→ **Supplied data**
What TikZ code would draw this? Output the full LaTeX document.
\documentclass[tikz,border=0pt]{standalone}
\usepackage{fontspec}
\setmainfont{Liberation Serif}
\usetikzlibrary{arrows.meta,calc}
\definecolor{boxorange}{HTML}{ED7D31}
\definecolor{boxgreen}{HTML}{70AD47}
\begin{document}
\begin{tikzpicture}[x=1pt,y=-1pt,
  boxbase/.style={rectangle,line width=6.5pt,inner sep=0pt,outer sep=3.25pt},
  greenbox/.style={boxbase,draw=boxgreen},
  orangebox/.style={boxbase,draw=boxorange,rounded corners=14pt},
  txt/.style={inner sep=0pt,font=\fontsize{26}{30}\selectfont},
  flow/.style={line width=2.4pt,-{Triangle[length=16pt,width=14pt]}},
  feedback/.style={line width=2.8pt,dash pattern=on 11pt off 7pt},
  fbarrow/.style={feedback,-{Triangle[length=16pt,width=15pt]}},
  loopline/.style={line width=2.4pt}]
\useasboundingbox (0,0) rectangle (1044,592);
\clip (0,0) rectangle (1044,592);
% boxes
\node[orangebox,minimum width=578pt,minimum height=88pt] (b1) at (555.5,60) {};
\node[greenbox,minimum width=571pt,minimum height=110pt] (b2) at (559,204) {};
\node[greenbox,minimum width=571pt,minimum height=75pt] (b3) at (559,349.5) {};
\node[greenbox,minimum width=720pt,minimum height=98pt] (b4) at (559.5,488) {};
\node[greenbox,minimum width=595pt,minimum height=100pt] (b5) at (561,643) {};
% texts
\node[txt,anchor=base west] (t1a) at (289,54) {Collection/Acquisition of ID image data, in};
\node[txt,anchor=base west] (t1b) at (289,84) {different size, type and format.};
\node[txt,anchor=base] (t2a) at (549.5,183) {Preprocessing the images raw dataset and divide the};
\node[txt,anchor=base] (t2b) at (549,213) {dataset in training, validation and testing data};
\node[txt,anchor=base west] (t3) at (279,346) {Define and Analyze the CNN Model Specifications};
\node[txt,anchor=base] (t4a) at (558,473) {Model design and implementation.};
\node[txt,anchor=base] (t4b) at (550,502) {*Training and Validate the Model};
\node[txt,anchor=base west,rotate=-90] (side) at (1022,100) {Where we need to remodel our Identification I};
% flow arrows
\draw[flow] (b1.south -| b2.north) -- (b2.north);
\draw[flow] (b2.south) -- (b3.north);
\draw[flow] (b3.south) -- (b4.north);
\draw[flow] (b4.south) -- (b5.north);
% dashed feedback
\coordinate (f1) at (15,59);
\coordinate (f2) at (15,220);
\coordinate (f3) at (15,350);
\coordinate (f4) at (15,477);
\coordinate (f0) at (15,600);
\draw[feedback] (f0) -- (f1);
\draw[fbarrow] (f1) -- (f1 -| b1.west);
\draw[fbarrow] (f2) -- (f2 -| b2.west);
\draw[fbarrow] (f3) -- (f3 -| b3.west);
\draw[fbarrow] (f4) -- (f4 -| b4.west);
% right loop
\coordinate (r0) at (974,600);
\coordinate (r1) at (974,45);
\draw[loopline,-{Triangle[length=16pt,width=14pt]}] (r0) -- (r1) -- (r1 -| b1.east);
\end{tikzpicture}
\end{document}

→ **Problem to work on**
Take the lines above and retype all of them exactly.

→ **Result**
What TikZ code would draw this? Output the full LaTeX document.
\documentclass[tikz,border=0pt]{standalone}
\usepackage{fontspec}
\setmainfont{Liberation Serif}
\usetikzlibrary{arrows.meta,calc}
\definecolor{boxorange}{HTML}{ED7D31}
\definecolor{boxgreen}{HTML}{70AD47}
\begin{document}
\begin{tikzpicture}[x=1pt,y=-1pt,
  boxbase/.style={rectangle,line width=6.5pt,inner sep=0pt,outer sep=3.25pt},
  greenbox/.style={boxbase,draw=boxgreen},
  orangebox/.style={boxbase,draw=boxorange,rounded corners=14pt},
  txt/.style={inner sep=0pt,font=\fontsize{26}{30}\selectfont},
  flow/.style={line width=2.4pt,-{Triangle[length=16pt,width=14pt]}},
  feedback/.style={line width=2.8pt,dash pattern=on 11pt off 7pt},
  fbarrow/.style={feedback,-{Triangle[length=16pt,width=15pt]}},
  loopline/.style={line width=2.4pt}]
\useasboundingbox (0,0) rectangle (1044,592);
\clip (0,0) rectangle (1044,592);
% boxes
\node[orangebox,minimum width=578pt,minimum height=88pt] (b1) at (555.5,60) {};
\node[greenbox,minimum width=571pt,minimum height=110pt] (b2) at (559,204) {};
\node[greenbox,minimum width=571pt,minimum height=75pt] (b3) at (559,349.5) {};
\node[greenbox,minimum width=720pt,minimum height=98pt] (b4) at (559.5,488) {};
\node[greenbox,minimum width=595pt,minimum height=100pt] (b5) at (561,643) {};
% texts
\node[txt,anchor=base west] (t1a) at (289,54) {Collection/Acquisition of ID image data, in};
\node[txt,anchor=base west] (t1b) at (289,84) {different size, type and format.};
\node[txt,anchor=base] (t2a) at (549.5,183) {Preprocessing the images raw dataset and divide the};
\node[txt,anchor=base] (t2b) at (549,213) {dataset in training, validation and testing data};
\node[txt,anchor=base west] (t3) at (279,346) {Define and Analyze the CNN Model Specifications};
\node[txt,anchor=base] (t4a) at (558,473) {Model design and implementation.};
\node[txt,anchor=base] (t4b) at (550,502) {*Training and Validate the Model};
\node[txt,anchor=base west,rotate=-90] (side) at (1022,100) {Where we need to remodel our Identification I};
% flow arrows
\draw[flow] (b1.south -| b2.north) -- (b2.north);
\draw[flow] (b2.south) -- (b3.north);
\draw[flow] (b3.south) -- (b4.north);
\draw[flow] (b4.south) -- (b5.north);
% dashed feedback
\coordinate (f1) at (15,59);
\coordinate (f2) at (15,220);
\coordinate (f3) at (15,350);
\coordinate (f4) at (15,477);
\coordinate (f0) at (15,600);
\draw[feedback] (f0) -- (f1);
\draw[fbarrow] (f1) -- (f1 -| b1.west);
\draw[fbarrow] (f2) -- (f2 -| b2.west);
\draw[fbarrow] (f3) -- (f3 -| b3.west);
\draw[fbarrow] (f4) -- (f4 -| b4.west);
% right loop
\coordinate (r0) at (974,600);
\coordinate (r1) at (974,45);
\draw[loopline,-{Triangle[length=16pt,width=14pt]}] (r0) -- (r1) -- (r1 -| b1.east);
\end{tikzpicture}
\end{document}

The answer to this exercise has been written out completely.